My sole experience harvesting beaver was on our small Elkhorn river frontage. Just happened to see one going down river. Popped him with a 22. Don't do any trapping. Have a couple friends that do. The one fella came out to set traps along our bank line. Had a few dens, about busted my ankle in one. Went in knee deep. He's thought yotes made them but his traps only scored a feral cat & the biggest racoon we ever saw. It's such a small chunk of ground hunting wouldn't be worthwhile.
 

Bret4207

At the casting bench in the sky. RIP Bret.
We've just discovered the beaver are moving back upstream into an area that will flood out on road and my access to the back half of the south side of my farm. I took many, many beaver out of there some years back and they moved downstream. I lost one pasture pretty much permanently to them and they've cost my neighbors some meadows (hay fields). Another neighbor has been battling them for years to keeps some fairly light (for this clay area) from becoming a pond. I like beaver, I like skunks and porkies too. They have to be controlled or they make it impossible to retain the use of the land you pay for. Just a simple fact that law making city people can't ever grasp.
 

Rally

NC Minnesota
Brett,
Don’t get me started, I wouldn’t need notes!

Jon,
I usually tear these dams out by hand, but this was a training session to get two of the guys certified. Seeing as you are a taxpayer in our fine state, you probably wouldn’t want to know what that four man team and explosives cost. I usually remove them for about $250 for both of them. Two of the four there are now in admin state jobs, two trucks with trailers and wheelers, and cost of explosives. I need to raise my rates! Lol
 

RicinYakima

High Steppes of Eastern Washington
Luckily when you're down to the flats here, it is desert and no beaver but a few muskrats. The only still water are the pits dug to build the interstate highways. The state bomb squad started using the two part red stuff (Asti-lite?) years ago for counter-charges. Like to hear more about the DET cord igniter, as they were still using the military detonators with clackers.
 

JonB

Halcyon member
As a life long Minnesotan (54 years), I've grown accustomed to how tax dollars are spent here.
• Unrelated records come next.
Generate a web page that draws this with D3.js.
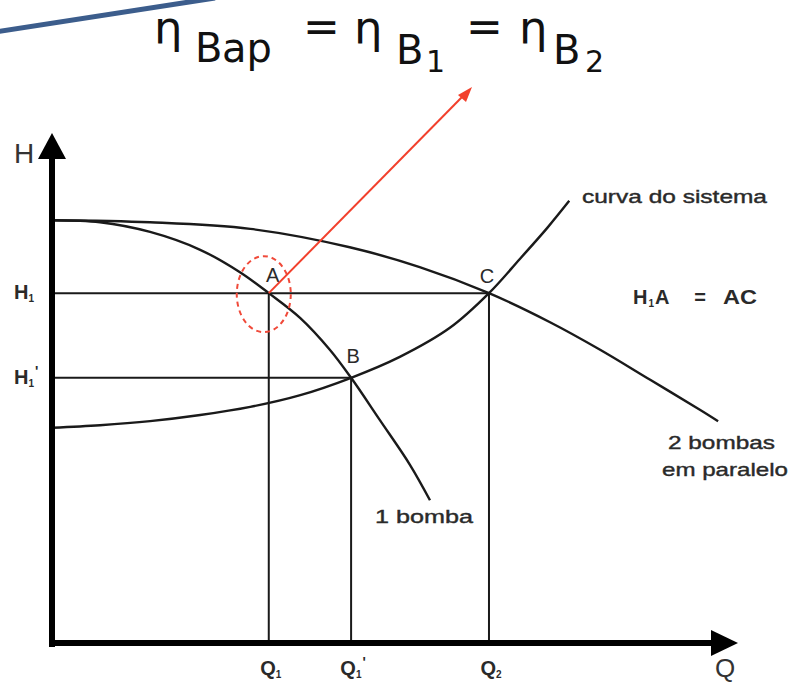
<!DOCTYPE html>
<html><head><meta charset="utf-8">
<script src="https://cdn.jsdelivr.net/npm/d3@7"></script>
<style>body{margin:0;background:#fff}svg{display:block}</style>
</head><body>
<script>
// ---- data (Q and H in arbitrary units) ----
const onePumpQ = [0, 0.70, 1.43, 2.16, 2.74, 3.16, 3.62, 4.05, 4.36, 4.78, 5.22, 5.51];
const onePumpH = [8.29, 8.25, 8.06, 7.71, 7.27, 6.86, 6.37, 5.75, 5.20, 4.37, 3.49, 2.80];
const twoPumpsQ = [0, 1.43, 2.89, 4.34, 5.36, 6.37, 7.26, 7.99, 8.72, 9.45, 9.71];
const twoPumpsH = [8.29, 8.25, 8.12, 7.76, 7.37, 6.86, 6.29, 5.75, 5.16, 4.57, 4.35];
const systemQ = [0, 0.70, 1.43, 2.16, 2.89, 3.62, 4.36, 5.07, 5.80, 6.37, 6.82, 7.22, 7.54];
const systemH = [4.22, 4.27, 4.35, 4.47, 4.63, 4.86, 5.20, 5.61, 6.18, 6.86, 7.53, 8.14, 8.67];
const pointNames = ["A", "B", "C"];
const pointQ = [3.16, 4.36, 6.37];
const pointH = [6.86, 5.20, 6.86];
const qTickValues = [3.16, 4.36, 6.37];
const qTickLabels = [["Q", "1", ""], ["Q", "1", "'"], ["Q", "2", ""]];
const hTickValues = [6.86, 5.20];
const hTickLabels = [["H", "1", ""], ["H", "1", "'"]];

const W = 794, H = 683;
const svg = d3.select("body").append("svg").attr("width", W).attr("height", H);

const x = d3.scaleLinear().domain([0, 10]).range([52, 738]);
const y = d3.scaleLinear().domain([0, 10]).range([643, 133]);
const ink = "#1a1a1a";
const font = "'Liberation Sans', Arial, sans-serif";
const txt = "#2a2a2a";

// decorative slide line
svg.append("line").attr("x1", -2).attr("y1", 31.5).attr("x2", 215).attr("y2", -2)
  .attr("stroke", "#3c5d8c").attr("stroke-width", 5);

// title
const tf = "'DejaVu Sans', 'Noto Sans', sans-serif";
const tcol = "#111";
function tt(str, xx, yy, fs) {
  svg.append("text").attr("x", xx).attr("y", yy).attr("font-family", tf)
    .attr("font-size", fs).attr("fill", tcol).text(str);
}
tt("η", 154, 43, 45); tt("B", 195, 62, 40); tt("ap", 222, 62, 40);
tt("=", 303, 42, 44);
tt("η", 354, 43, 45); tt("B", 396, 64, 40); tt("1", 426, 72, 30);
tt("=", 466, 42, 44);
tt("η", 519, 43, 45); tt("B", 553, 64, 40); tt("2", 585, 72, 30);

// reference lines to operating points
const pts = pointNames.map((n, i) => ({ n, q: pointQ[i], h: pointH[i] }));
svg.append("line").attr("x1", x(0)).attr("x2", x(pts[2].q)).attr("y1", y(pts[2].h)).attr("y2", y(pts[2].h))
  .attr("stroke", ink).attr("stroke-width", 2);
svg.append("line").attr("x1", x(0)).attr("x2", x(pts[1].q)).attr("y1", y(pts[1].h)).attr("y2", y(pts[1].h))
  .attr("stroke", ink).attr("stroke-width", 2);
pts.forEach(p => {
  svg.append("line").attr("x1", x(p.q)).attr("x2", x(p.q)).attr("y1", y(0)).attr("y2", y(p.h))
    .attr("stroke", ink).attr("stroke-width", 2);
});

// curves
const line = d3.line().x(d => x(d[0])).y(d => y(d[1])).curve(d3.curveCatmullRom.alpha(0.5));
const zip = (a, b) => a.map((v, i) => [v, b[i]]);
[[onePumpQ, onePumpH], [twoPumpsQ, twoPumpsH], [systemQ, systemH]].forEach(([q, h]) => {
  svg.append("path").attr("d", line(zip(q, h))).attr("fill", "none")
    .attr("stroke", ink).attr("stroke-width", 2.4);
});

// axes
svg.append("line").attr("x1", x(0)).attr("x2", x(0)).attr("y1", y(0) + 4).attr("y2", y(10) + 22)
  .attr("stroke", "#000").attr("stroke-width", 6);
svg.append("line").attr("x1", x(0) - 3).attr("x2", x(10) - 22).attr("y1", y(0)).attr("y2", y(0))
  .attr("stroke", "#000").attr("stroke-width", 6);
svg.append("path").attr("d", `M${x(0)},${y(10)} L${x(0) + 14},${y(10) + 26} L${x(0) - 14},${y(10) + 26} Z`).attr("fill", "#000");
svg.append("path").attr("d", `M${x(10)},${y(0)} L${x(10) - 27},${y(0) - 13} L${x(10) - 27},${y(0) + 13} Z`).attr("fill", "#000");

svg.append("text").attr("x", 14).attr("y", 163).attr("font-family", font).attr("font-size", 28)
  .attr("fill", "#333").text("H");
svg.append("text").attr("x", 725).attr("y", 677).attr("text-anchor", "middle").attr("font-family", font)
  .attr("font-size", 26).attr("fill", "#333").text("Q");

// tick labels
function subLabel(parts, xx, yy, anchor, fs) {
  const t = svg.append("text").attr("x", xx).attr("y", yy).attr("text-anchor", anchor)
    .attr("font-family", font).attr("font-size", fs).attr("font-weight", "bold").attr("fill", txt);
  t.append("tspan").text(parts[0]);
  t.append("tspan").attr("font-size", fs * 0.5).attr("dy", 3).text(parts[1]);
  if (parts[2]) t.append("tspan").attr("font-size", fs * 0.7).attr("dx", 1).attr("dy", -11).text(parts[2]);
  return t;
}
qTickValues.forEach((v, i) => subLabel(qTickLabels[i], x(v) + 2, 675, "middle", 20));
hTickValues.forEach((v, i) => subLabel(hTickLabels[i], 14, y(v) + 6, "start", 20));

// point labels
const pointLabelOffset = [[4, -11], [2, -15], [-2, -10]];
pts.forEach((p, i) => {
  svg.append("text").attr("x", x(p.q) + pointLabelOffset[i][0]).attr("y", y(p.h) + pointLabelOffset[i][1])
    .attr("text-anchor", "middle").attr("font-family", font).attr("font-size", 20).attr("fill", txt).text(p.n);
});

// red highlight ellipse and arrow
const A = pts[0];
svg.append("ellipse").attr("cx", x(A.q) - 5).attr("cy", y(A.h) + 1).attr("rx", 27).attr("ry", 38)
  .attr("fill", "none").attr("stroke", "#f04a3a").attr("stroke-width", 2).attr("stroke-dasharray", "5,4");
svg.append("line").attr("x1", x(A.q)).attr("y1", y(A.h)).attr("x2", 463).attr("y2", 96)
  .attr("stroke", "#f2402c").attr("stroke-width", 2);
svg.append("path").attr("d", "M472,87 L458,95 L466,102 Z").attr("fill", "#f2402c");

// annotations
function ann(str, xx, yy, len, fs) {
  return svg.append("text").attr("x", xx).attr("y", yy).attr("font-family", font).attr("font-size", fs)
    .attr("fill", txt).attr("stroke", txt).attr("stroke-width", 0.4)
    .attr("textLength", len).attr("lengthAdjust", "spacingAndGlyphs").text(str);
}
ann("curva do sistema", 582, 203, 185, 19);
ann("2 bombas", 668, 449, 107, 19);
ann("em paralelo", 662, 476, 126, 19);
ann("1 bomba", 375, 523, 98, 19);
const eq = svg.append("text").attr("x", 633).attr("y", 304).attr("font-family", font).attr("font-size", 20)
  .attr("font-weight", "bold").attr("fill", txt);
eq.append("tspan").text("H");
eq.append("tspan").attr("font-size", 10).attr("dx", 1).attr("dy", 3).text("1");
eq.append("tspan").attr("dx", 1).attr("dy", -3).text("A");
svg.append("text").attr("x", 700).attr("y", 304).attr("text-anchor", "middle").attr("font-family", font)
  .attr("font-size", 20).attr("font-weight", "bold").attr("fill", txt).text("=");
svg.append("text").attr("x", 723).attr("y", 304).attr("font-family", font).attr("font-size", 20)
  .attr("font-weight", "bold").attr("fill", txt)
  .attr("textLength", 34).attr("lengthAdjust", "spacingAndGlyphs").text("AC");
</script>
</body></html>
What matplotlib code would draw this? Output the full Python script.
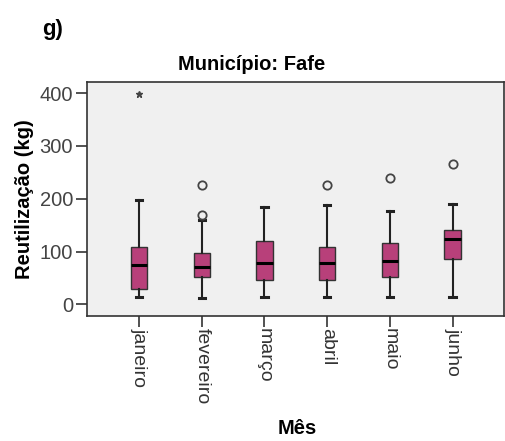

NOW, as to your response to Ian's question about future trappers...WHAT I WOULD TOTALLY LOVE, is for the State to pay you a goodly sum, to mentor and train new young trappers. It'd be worth every penny for me, just to see the reactions of certain other Minnesotans, when they hear we are training trappers on the tax payer dime.
 

Ian

Notorious member
I recalled you usually tore out the dams by hand, and with all the mud, grass, twigs, sticks, limbs, and logs carefully packed together it sounds like a month-long task for a couple of young men with extremely stong backs wearing dry-suits. I don't know how you manage the labor and not freezing to death out there by yourself. You must be very strategic and efficient...and careful...in your efforts or you wouldn't still be here and making a living st it.
 

Bret4207

At the casting bench in the sky. RIP Bret.
I don't know how Rally does it, but the few dams I've torn out all had a good head of water behind them. Once you get it started the dirt and smaller stuff gets washed away and if you can pull the sticks it will wash out pretty good and if there's enough water it will do a lot of the work for you.

OTOH, explosives sound like a lot more fun!